Like all billionaires, Elon Musk is accustomed to doing pretty much as he pleases. Best known as the leader of electric car company Tesla and the social media website now called X, along with other ventures like SpaceX, Musk has locked in his status as one of the true visionaries of the early 21st century.
Because of his successes, it’s a surprise when he makes an obvious mistake. He’s come in for plenty of criticism, for example, for the way he runs X, formerly Twitter, but he owns the company and can do with it as he wishes.
Another error in judgment that has gotten much less attention is the way the Tesla board of directors set up a pay plan for Musk that turned out to be excessively generous, to the tune of $56 billion. A judge in Delaware has called him on it, and he ain’t happy.
Court of Chancery Judge Kathaleen McCormick ruled in favor of a Tesla shareholder who sued the company, claiming the board ignored its fiduciary duty to shareholders when it set up the pay plan for Musk in 2018. The agreement gave Musk stock worth up to 1% of the company’s value each time that Tesla hit a series of 12 operational and financial goals.
The company hit all 12 goals over time, and as its stock price rose, so did the value of what Musk received. The $56 billion was by far the highest pay package for a chief executive officer in American history.

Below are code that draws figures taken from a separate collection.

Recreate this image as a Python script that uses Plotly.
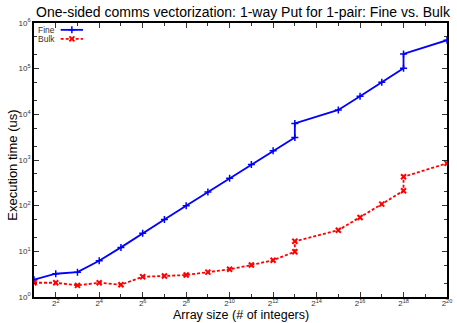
import plotly.graph_objects as go

# Data (array sizes as powers of two, execution times in us)
fine_exp = [1, 2, 3, 4, 5, 6, 7, 8, 9, 10, 11, 12, 13, 13, 15, 16, 17, 18, 18, 20]
fine_us = [2.4, 3.23, 3.5, 6.2, 12.2, 25, 50, 100, 200, 400, 800, 1600, 3100, 6300,
           12500, 25000, 50500, 102000, 210000, 420000]
bulk_exp = [1, 2, 3, 4, 5, 6, 7, 8, 9, 10, 11, 12, 13, 13, 15, 16, 17, 18, 18, 20]
bulk_us = [2.05, 2.05, 1.8, 2.05, 1.86, 2.78, 2.88, 3.03, 3.5, 4.04, 5.0, 6.4, 9.8, 16.6,
           29, 55, 108, 213, 428, 846]

x_major_exp = [2, 4, 6, 8, 10, 12, 14, 16, 18, 20]
x_minor_exp = [1, 3, 5, 7, 9, 11, 13, 15, 17, 19]
y_major_exp = [0, 1, 2, 3, 4, 5, 6]

BLUE = "#0000ff"
RED = "#ff0000"
FONT = "Liberation Sans, Arial, Helvetica, sans-serif"

fine_x = [2 ** e for e in fine_exp]
bulk_x = [2 ** e for e in bulk_exp]

fig = go.Figure()
fig.add_trace(go.Scatter(
    x=fine_x, y=fine_us, mode="lines+markers", name="Fine",
    line=dict(color=BLUE, width=1.8),
    marker=dict(symbol="cross-thin", size=5, line=dict(color=BLUE, width=1.5)),
))
fig.add_trace(go.Scatter(
    x=bulk_x, y=bulk_us, mode="lines+markers", name="Bulk",
    line=dict(color=RED, width=1.8, dash="3px,2px"),
    marker=dict(symbol="x-thin", size=5, line=dict(color=RED, width=2)),
))

# Legend samples (gnuplot style: text then sample) on an overlay axis
leg_y = [0.975, 0.942]
for name, col, dash, sym, yy in [("Fine", BLUE, "solid", "cross-thin", leg_y[0]),
                                 ("Bulk", RED, "3px,2px", "x-thin", leg_y[1])]:
    fig.add_trace(go.Scatter(
        x=[0.0646, 0.1187], y=[yy, yy], mode="lines", xaxis="x2", yaxis="y2",
        line=dict(color=col, width=1.8, dash=dash), showlegend=False, hoverinfo="skip"))
    fig.add_trace(go.Scatter(
        x=[0.0917], y=[yy], mode="markers", xaxis="x2", yaxis="y2",
        marker=dict(symbol=sym, size=5, line=dict(color=col, width=2 if sym == "x-thin" else 1.5)),
        showlegend=False, hoverinfo="skip"))
    fig.add_annotation(x=0.0557, y=yy, xref="paper", yref="paper", text=name,
                       showarrow=False, xanchor="right", yanchor="middle",
                       font=dict(size=8.5, color="#333333", family=FONT))

tick_font = dict(size=8, color="#333333", family=FONT)

fig.update_layout(
    width=457, height=323,
    margin=dict(l=34, r=5, t=23, b=26),
    paper_bgcolor="white", plot_bgcolor="white",
    showlegend=False,
    font=dict(family=FONT),
    title=dict(text="One-sided comms vectorization: 1-way Put for 1-pair: Fine vs. Bulk",
               x=243 / 457, xanchor="center", y=1 - 12 / 323, yanchor="middle",
               font=dict(size=14, color="black", family=FONT)),
    xaxis=dict(
        type="log", range=[1 * 0.30103, 20 * 0.30103],
        tickvals=[2 ** e for e in x_major_exp],
        ticktext=[f"2<sup>{e}</sup>" for e in x_major_exp],
        ticks="inside", ticklen=5, tickwidth=1, tickcolor="#333333",
        minor=dict(tickvals=[2 ** e for e in x_minor_exp], ticks="inside",
                   ticklen=3, tickwidth=1, tickcolor="#333333", showgrid=False),
        showline=True, linecolor="black", linewidth=1.5, mirror="allticks",
        showgrid=False, zeroline=False, tickfont=tick_font, ticklabelstandoff=-2,
    ),
    yaxis=dict(
        type="log", range=[0, 6],
        tickvals=[10 ** e for e in y_major_exp],
        ticktext=[f"10<sup>{e}</sup>" for e in y_major_exp],
        ticks="inside", ticklen=5, tickwidth=1, tickcolor="#333333",
        minor=dict(tickvals=[m * 10 ** e for e in range(0, 6) for m in (2, 5)],
                   ticks="inside", ticklen=3, tickwidth=1, tickcolor="#333333",
                   showgrid=False),
        showline=True, linecolor="black", linewidth=1.5, mirror="allticks",
        showgrid=False, zeroline=False, tickfont=tick_font,
    ),
    xaxis2=dict(overlaying="x", range=[0, 1], visible=False, fixedrange=True),
    yaxis2=dict(overlaying="y", range=[0, 1], visible=False, fixedrange=True),
)

fig.add_annotation(x=0.5, y=-26 / 274.3, xref="paper", yref="paper",
                   text="Array size (# of integers)", showarrow=False,
                   xanchor="center", yanchor="bottom", borderpad=0,
                   font=dict(size=12.5, color="black", family=FONT))
fig.add_annotation(x=-22 / 418, y=0.48, xref="paper", yref="paper",
                   text="Execution time (us)", showarrow=False, textangle=-90,
                   xanchor="center", yanchor="middle",
                   font=dict(size=13, color="black", family=FONT))

fig.write_html("out.html", config={"displayModeBar": False},
               post_script="document.body.style.margin='0px';")
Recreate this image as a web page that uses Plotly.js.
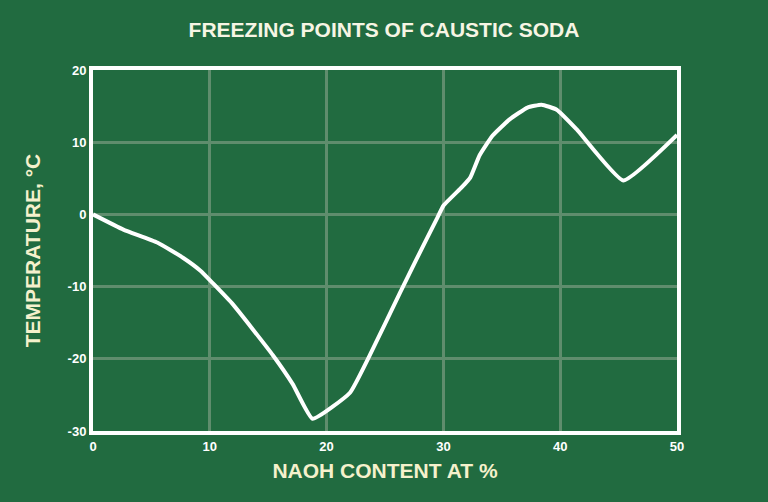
<!DOCTYPE html>
<html>
<head>
<meta charset="utf-8">
<script src="https://cdn.plot.ly/plotly-3.0.1.min.js"></script>
<style>
  html, body { margin: 0; padding: 0; background: #216b40; }
  #graph { width: 768px; height: 502px; }
</style>
</head>
<body>
<div id="graph"></div>
<script>
// NaOH content (%) and freezing temperature (°C)
const naohContent = [0, 2.6, 5.5, 7.7, 9.2, 10.3, 12, 15.4, 17.1, 18.8, 22, 23.7, 26.3, 27.7, 29.5, 30,
    31.6, 32.3, 33.1, 34.2, 35.7, 37.2, 38.4, 39.7, 41.4, 45.4, 50]
const freezingPoint = [0, -2.1, -3.9, -6.0, -7.8, -9.6, -12.5, -19.5, -23.5, -28.3, -24.7, -19.5, -10.8, -6.2, -0.4, 1.2,
    3.8, 5.1, 8.2, 10.9, 13.2, 14.8, 15.2, 14.5, 11.8, 4.7, 11]

const xTicks = [0, 10, 20, 30, 40, 50]
const yTicks = [-30, -20, -10, 0, 10, 20]

const bg = '#216b40'
const cream = '#f5f1cc'
const gridColor = '#5f8d6d'
const fontFamily = 'Liberation Sans, Arial, sans-serif'

let data = [
    {
        type: 'scatter',
        mode: 'lines',
        x: naohContent,
        y: freezingPoint,
        line: {color: '#ffffff', width: 4, shape: 'spline', smoothing: 0.4},
        hoverinfo: 'skip'
    }
]

let axisCommon = {
    showgrid: true,
    gridcolor: gridColor,
    gridwidth: 3,
    zeroline: false,
    showline: true,
    mirror: true,
    linecolor: '#ffffff',
    linewidth: 4,
    ticks: '',
    tickfont: {family: fontFamily, size: 13, color: '#ffffff', weight: 'bold'}
}

let layout = {
    width: 768,
    height: 502,
    margin: {l: 93, r: 91, t: 70, b: 71},
    paper_bgcolor: bg,
    plot_bgcolor: bg,
    showlegend: false,
    title: {
        text: '<b>FREEZING POINTS OF CAUSTIC SODA</b>',
        x: 0.5,
        xanchor: 'center',
        y: 0.94,
        yanchor: 'middle',
        font: {family: fontFamily, size: 21, color: '#f7f5e4'}
    },
    xaxis: Object.assign({}, axisCommon, {
        range: [0, 50],
        tickvals: xTicks,
        ticktext: xTicks.map(String),
        title: {
            text: '<b>NAOH CONTENT AT %</b>',
            standoff: 12,
            font: {family: fontFamily, size: 21, color: cream}
        }
    }),
    yaxis: Object.assign({}, axisCommon, {
        range: [-30, 20],
        tickvals: yTicks,
        ticktext: yTicks.map(String),
        title: {
            text: '<b>TEMPERATURE, °C</b>',
            standoff: 22,
            font: {family: fontFamily, size: 21, color: cream}
        }
    })
}

Plotly.newPlot('graph', data, layout, {displayModeBar: false, staticPlot: true})
</script>
</body>
</html>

Companies often try to align a CEO’s interests with the company’s. But the shareholder lawsuit contended that Musk owned 22% of Tesla stock before the 2018 incentive plan, and didn’t need any further incentive to raise the stock price.
This is where the board’s fiduciary duty comes in. Basically, the board members are required to act in the best interest of the company’s shareholders. It’s easy to make the case that this didn’t happen when the pay plan allowed Musk to amass another 8% or more of Tesla stock.
Those rewards greatly increased the number of Tesla’s shares, which in turn left the other shareholders with a smaller percentage of ownership in the company. To put it in simpler math, if you own one share in a company that has four shares total, you own 25% of the company. But if the board creates an extra share for someone else, there are now five shares, and your ownership has decreased to 20%.
The judge in Delaware ruled that Musk’s control over Tesla’s board of directors led it to give him a bonus plan that was unfair to other shareholders, and she voided the deal.
Musk, predictably, responded that he will ask Tesla shareholders to move the company’s incorporation from Delaware to Texas, where he lives. Someone should tell Musk that the board of directors, not the CEO, must first agree to ask shareholders to move the incorporation. Of course, if the board does that, it’s one more sign that the judge’s ruling was accurate.
Few would dispute that Musk deserves to be properly paid for Tesla’s success — by the billions. But the true mystery is why none of the company’s attorneys, or no one on the board of directors, insisted that reasonable caps be set on any bonuses. That would have rewarded Musk while protecting the interests of all shareholders.
Musk may think no one can tell him what to do, and he’s almost correct. Right now, the only person who can boss him around is Judge McCormick — who, interestingly, also heard the case that forced Musk to buy Twitter after he tried to back out of that deal.
It’ll never happen, but McCormick should be voted on to Tesla’s board. It clearly needs a voice of reason to avoid such poor decisions.